Manually when needed. For example, on every location update, or by time intervals or distance passed. This will have all currently found turbulence notifications despite whether they were found in the previous query.

let query = NotificationQuery(altRange: altRange, route: route?.coordinates)
let result = SkyPath.shared.notifications(with: query)

It blocks the current thread, so using a separate background thread is recommended.

Automatic

Automatic monitoring. SDK will check for turbulence on every new location update. When found, a notification will be reported via SkyPathDelegate.didReceiveNotification(_:). This will not report the same turbulence notification multiple times in a row, but it could report the same notification that was reported previously if there were other notifications in between. So it will report only once in cases A1 A1 A1 A1 but will report 3 times in cases A1, A2, and A1.

let query = NotificationQuery(altRange: altRange, route: route?.coordinates)
SkyPath.shared.startMonitoringNotifications(with: query)

When the NotificationQuery changes you can call only startMonitoringNotifications(with:) with a new query without stopping it first.

Based on the NotificationQuery properties, SDK filters server reports. All NotificationQuery properties have default values. Configure it per your needs.

There are two modes: route and beam.

  • Route mode is used when route line coordinates or a polygon are set in the query. It can use polygon or route line coordinates and width around to make a corridor.

  • Beam mode is used when no route is provided. It is configured by angle span, and distance from the current location.

When you get a turbulence notification you can show it in the app with the local iOS notification if the app is in the background. Let SDK know that notification has been presented by:

SkyPath.shared.notifiedTurbulenceSeverity(sev)

It is safe to call startMonitoringNotifications and stopMonitoringNotifications multiple times. However, it works as enable disable, so there is no need to call it again after starting monitoring until it stops monitoring and needs to start again. You can also check SkyPath.shared.isMonitoringNotifications if you need to call startMonitoringNotifications or stopMonitoringNotifications.

Background

Background mode is required to keep using location and searching for notifications while the app is running in the background.

Schedule iOS local notification with corresponding information when got a turbulence notification while the app is running in the background. SDK provides a helper SPLocalNotificationManager

SPLocalNotificationManager.shared.scheduleNotification(
title: "Moderate Turbulence Detected",
body: "In 10 mins")

Test

To test the notification you need to simulate a flight towards some turbulence area that meets NotificationQuery criteria (see the SDK API docs for more details), so the turbulence reports will be in the query corridor altitude, proper severity, etc. The following will describe the simple steps for testing using the default NotificationQuery parameters.

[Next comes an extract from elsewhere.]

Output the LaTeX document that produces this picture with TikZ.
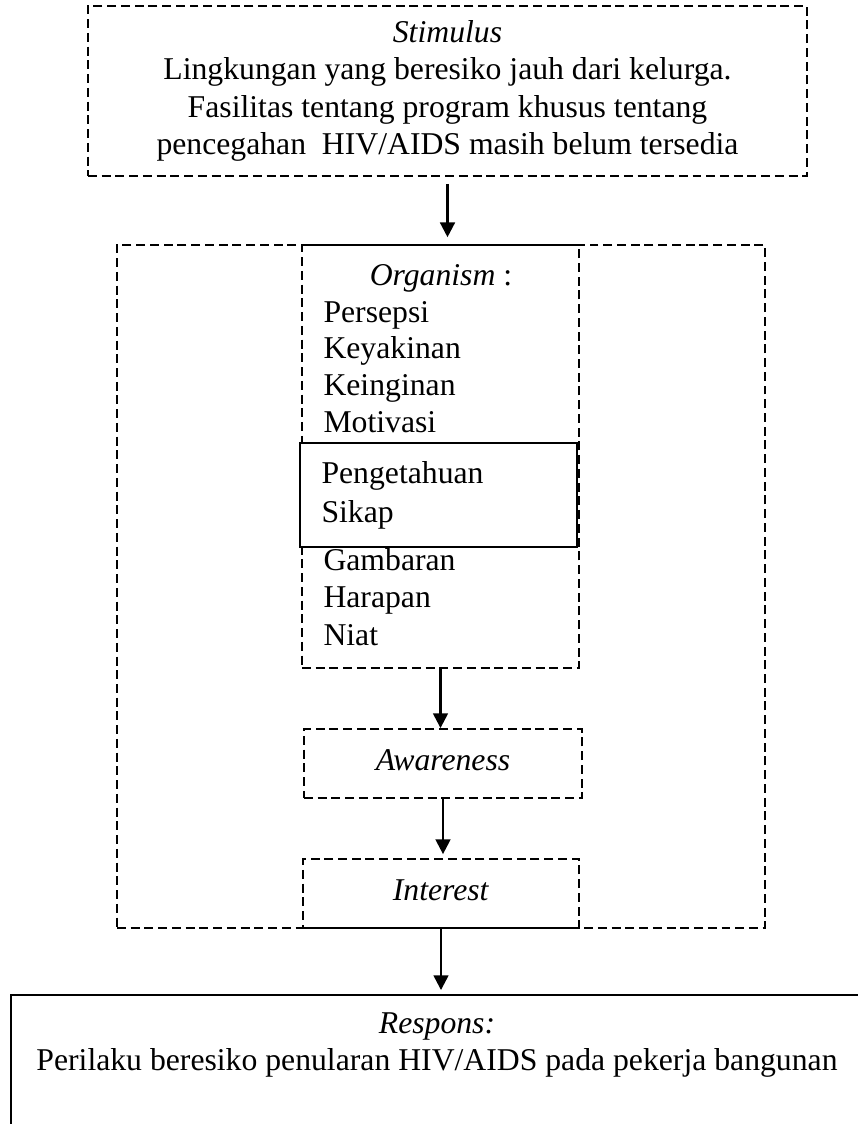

  1. Find on the map some turbulence hexagons with a Moderate severity level at an altitude of, for example, ~38,000 ft.

  2. Simulate a flight to fly at ~38,000 ft (same hexagon turbulence report altitude, so report will be within searching altitude corridor) towards that Moderate turbulence hexagon on a distance of more than 100 NM, for example, 150-200 NM.

  3. By default, turbulence notifications are searched in a beam mode within 100 NM ahead, so when you fly at a distance closer than 100 NM the hexagon turbulence will be in range. Make sure that based on the current speed, it will require at least a few minutes to cover this distance.

  4. The turbulence notification should arrive.

  5. Move the app to the background and test showing a local notification.

These quick steps are valid if the default query parameters are used. Please take into account any customizations you made in NotificationQuery for testing. For example, if the severity of notification is set to Moderate-Severity and above, you'll need to find a corresponding Moderate-Severity hexagon, and so on.